# [YOUR TASK]
Starting with the first line of the listing, quote each line exactly until and including the one with "var yTicks = [0, 5000, 10000, 15000, 20000, 25000, 30000];", leaving pictures out.

# [DATASET EXCERPT]
● ● ● ● ● ● ●

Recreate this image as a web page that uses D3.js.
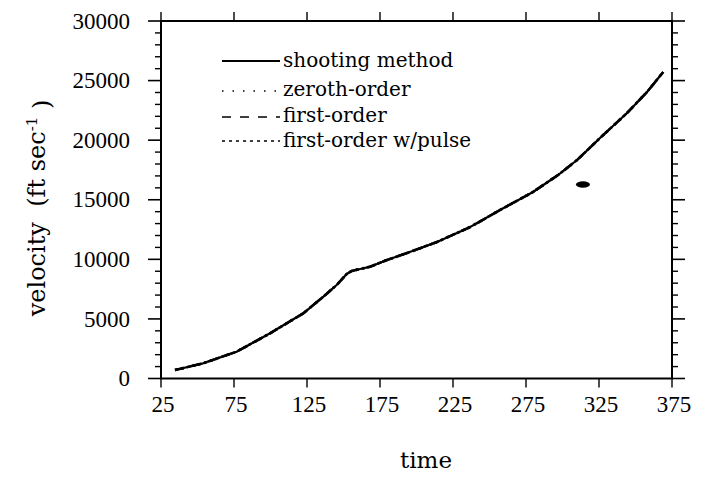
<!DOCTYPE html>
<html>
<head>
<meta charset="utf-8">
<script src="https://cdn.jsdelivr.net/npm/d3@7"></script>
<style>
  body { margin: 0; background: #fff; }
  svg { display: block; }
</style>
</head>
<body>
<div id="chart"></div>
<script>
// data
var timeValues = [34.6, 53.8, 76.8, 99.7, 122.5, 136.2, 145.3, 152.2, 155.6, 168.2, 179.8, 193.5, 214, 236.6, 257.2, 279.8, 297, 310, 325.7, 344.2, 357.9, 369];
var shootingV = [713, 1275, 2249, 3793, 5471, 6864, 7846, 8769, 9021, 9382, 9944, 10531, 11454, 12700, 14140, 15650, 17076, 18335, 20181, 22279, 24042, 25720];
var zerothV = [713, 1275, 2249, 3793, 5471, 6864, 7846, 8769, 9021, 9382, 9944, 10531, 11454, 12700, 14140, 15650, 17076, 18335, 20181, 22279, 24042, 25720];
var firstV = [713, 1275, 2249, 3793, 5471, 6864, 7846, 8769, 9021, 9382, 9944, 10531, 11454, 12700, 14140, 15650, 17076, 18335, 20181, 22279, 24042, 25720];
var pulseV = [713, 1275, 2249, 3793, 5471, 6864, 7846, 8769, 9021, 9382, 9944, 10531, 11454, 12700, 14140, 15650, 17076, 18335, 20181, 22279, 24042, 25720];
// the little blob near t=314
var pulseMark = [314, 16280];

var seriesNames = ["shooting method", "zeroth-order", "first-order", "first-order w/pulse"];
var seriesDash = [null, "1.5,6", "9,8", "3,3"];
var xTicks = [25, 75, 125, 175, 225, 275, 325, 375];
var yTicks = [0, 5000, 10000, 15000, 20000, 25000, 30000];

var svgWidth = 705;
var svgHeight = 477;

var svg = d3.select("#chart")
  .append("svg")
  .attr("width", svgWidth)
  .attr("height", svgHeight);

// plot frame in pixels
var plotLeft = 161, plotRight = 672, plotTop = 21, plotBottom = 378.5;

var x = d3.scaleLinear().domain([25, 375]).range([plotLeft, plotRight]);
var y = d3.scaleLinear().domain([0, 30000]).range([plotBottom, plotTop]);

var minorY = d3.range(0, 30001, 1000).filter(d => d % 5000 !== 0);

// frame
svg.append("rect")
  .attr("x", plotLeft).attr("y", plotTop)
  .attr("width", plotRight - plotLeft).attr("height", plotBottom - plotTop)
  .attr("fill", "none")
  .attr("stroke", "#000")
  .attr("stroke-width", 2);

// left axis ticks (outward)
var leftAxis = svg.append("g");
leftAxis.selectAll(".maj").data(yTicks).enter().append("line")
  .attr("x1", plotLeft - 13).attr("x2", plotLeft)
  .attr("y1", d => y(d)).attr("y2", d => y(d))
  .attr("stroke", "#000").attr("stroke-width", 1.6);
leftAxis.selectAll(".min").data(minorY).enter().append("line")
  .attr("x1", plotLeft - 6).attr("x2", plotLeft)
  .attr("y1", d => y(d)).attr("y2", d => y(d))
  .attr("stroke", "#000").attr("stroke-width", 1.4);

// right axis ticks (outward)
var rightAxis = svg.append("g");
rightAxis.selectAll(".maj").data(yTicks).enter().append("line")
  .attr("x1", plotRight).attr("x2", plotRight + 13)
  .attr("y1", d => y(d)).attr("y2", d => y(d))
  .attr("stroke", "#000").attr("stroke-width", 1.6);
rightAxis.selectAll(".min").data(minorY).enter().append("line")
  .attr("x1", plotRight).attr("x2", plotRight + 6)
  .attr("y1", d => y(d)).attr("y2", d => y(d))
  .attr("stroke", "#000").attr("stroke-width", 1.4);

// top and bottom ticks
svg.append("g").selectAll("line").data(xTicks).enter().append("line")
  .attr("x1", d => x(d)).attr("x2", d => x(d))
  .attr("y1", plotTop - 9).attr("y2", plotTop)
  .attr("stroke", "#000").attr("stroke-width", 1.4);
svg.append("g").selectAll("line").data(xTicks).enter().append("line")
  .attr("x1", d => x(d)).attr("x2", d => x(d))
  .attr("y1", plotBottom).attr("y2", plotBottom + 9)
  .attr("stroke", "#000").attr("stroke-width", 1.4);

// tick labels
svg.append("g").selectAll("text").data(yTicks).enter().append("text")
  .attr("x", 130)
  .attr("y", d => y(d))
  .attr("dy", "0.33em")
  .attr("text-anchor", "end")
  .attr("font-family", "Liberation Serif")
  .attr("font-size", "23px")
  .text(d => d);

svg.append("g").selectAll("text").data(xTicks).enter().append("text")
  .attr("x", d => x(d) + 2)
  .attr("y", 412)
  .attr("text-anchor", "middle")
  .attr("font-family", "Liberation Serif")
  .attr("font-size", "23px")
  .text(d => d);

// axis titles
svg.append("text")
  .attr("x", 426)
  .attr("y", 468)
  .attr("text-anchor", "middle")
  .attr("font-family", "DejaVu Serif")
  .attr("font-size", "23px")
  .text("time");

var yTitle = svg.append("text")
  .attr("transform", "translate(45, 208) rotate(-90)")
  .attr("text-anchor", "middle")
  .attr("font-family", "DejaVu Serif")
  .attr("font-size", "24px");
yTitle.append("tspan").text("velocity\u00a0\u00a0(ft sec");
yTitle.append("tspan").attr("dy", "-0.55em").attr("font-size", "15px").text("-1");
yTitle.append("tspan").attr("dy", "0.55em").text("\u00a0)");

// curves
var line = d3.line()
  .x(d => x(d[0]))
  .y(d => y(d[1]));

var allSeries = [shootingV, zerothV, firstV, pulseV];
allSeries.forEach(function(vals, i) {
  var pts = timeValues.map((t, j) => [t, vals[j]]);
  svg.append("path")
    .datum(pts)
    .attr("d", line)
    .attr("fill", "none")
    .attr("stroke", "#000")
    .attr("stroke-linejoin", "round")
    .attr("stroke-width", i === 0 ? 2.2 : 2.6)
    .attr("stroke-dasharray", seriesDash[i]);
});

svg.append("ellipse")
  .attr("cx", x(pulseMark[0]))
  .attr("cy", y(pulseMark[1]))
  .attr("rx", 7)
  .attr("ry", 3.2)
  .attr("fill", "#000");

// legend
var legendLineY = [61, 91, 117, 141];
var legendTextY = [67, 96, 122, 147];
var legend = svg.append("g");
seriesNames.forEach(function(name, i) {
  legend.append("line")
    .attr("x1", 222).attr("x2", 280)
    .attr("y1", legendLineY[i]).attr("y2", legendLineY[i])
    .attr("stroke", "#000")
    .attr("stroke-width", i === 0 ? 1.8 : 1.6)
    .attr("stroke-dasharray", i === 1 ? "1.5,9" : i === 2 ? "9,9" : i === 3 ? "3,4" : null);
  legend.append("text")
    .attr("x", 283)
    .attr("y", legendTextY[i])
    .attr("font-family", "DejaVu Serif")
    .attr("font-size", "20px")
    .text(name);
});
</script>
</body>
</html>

● ● ● ● ● ● ●

# [WORKED ANSWER]
Recreate this image as a web page that uses D3.js.
<!DOCTYPE html>
<html>
<head>
<meta charset="utf-8">
<script src="https://cdn.jsdelivr.net/npm/d3@7"></script>
<style>
  body { margin: 0; background: #fff; }
  svg { display: block; }
</style>
</head>
<body>
<div id="chart"></div>
<script>
// data
var timeValues = [34.6, 53.8, 76.8, 99.7, 122.5, 136.2, 145.3, 152.2, 155.6, 168.2, 179.8, 193.5, 214, 236.6, 257.2, 279.8, 297, 310, 325.7, 344.2, 357.9, 369];
var shootingV = [713, 1275, 2249, 3793, 5471, 6864, 7846, 8769, 9021, 9382, 9944, 10531, 11454, 12700, 14140, 15650, 17076, 18335, 20181, 22279, 24042, 25720];
var zerothV = [713, 1275, 2249, 3793, 5471, 6864, 7846, 8769, 9021, 9382, 9944, 10531, 11454, 12700, 14140, 15650, 17076, 18335, 20181, 22279, 24042, 25720];
var firstV = [713, 1275, 2249, 3793, 5471, 6864, 7846, 8769, 9021, 9382, 9944, 10531, 11454, 12700, 14140, 15650, 17076, 18335, 20181, 22279, 24042, 25720];
var pulseV = [713, 1275, 2249, 3793, 5471, 6864, 7846, 8769, 9021, 9382, 9944, 10531, 11454, 12700, 14140, 15650, 17076, 18335, 20181, 22279, 24042, 25720];
// the little blob near t=314
var pulseMark = [314, 16280];

var seriesNames = ["shooting method", "zeroth-order", "first-order", "first-order w/pulse"];
var seriesDash = [null, "1.5,6", "9,8", "3,3"];
var xTicks = [25, 75, 125, 175, 225, 275, 325, 375];
var yTicks = [0, 5000, 10000, 15000, 20000, 25000, 30000];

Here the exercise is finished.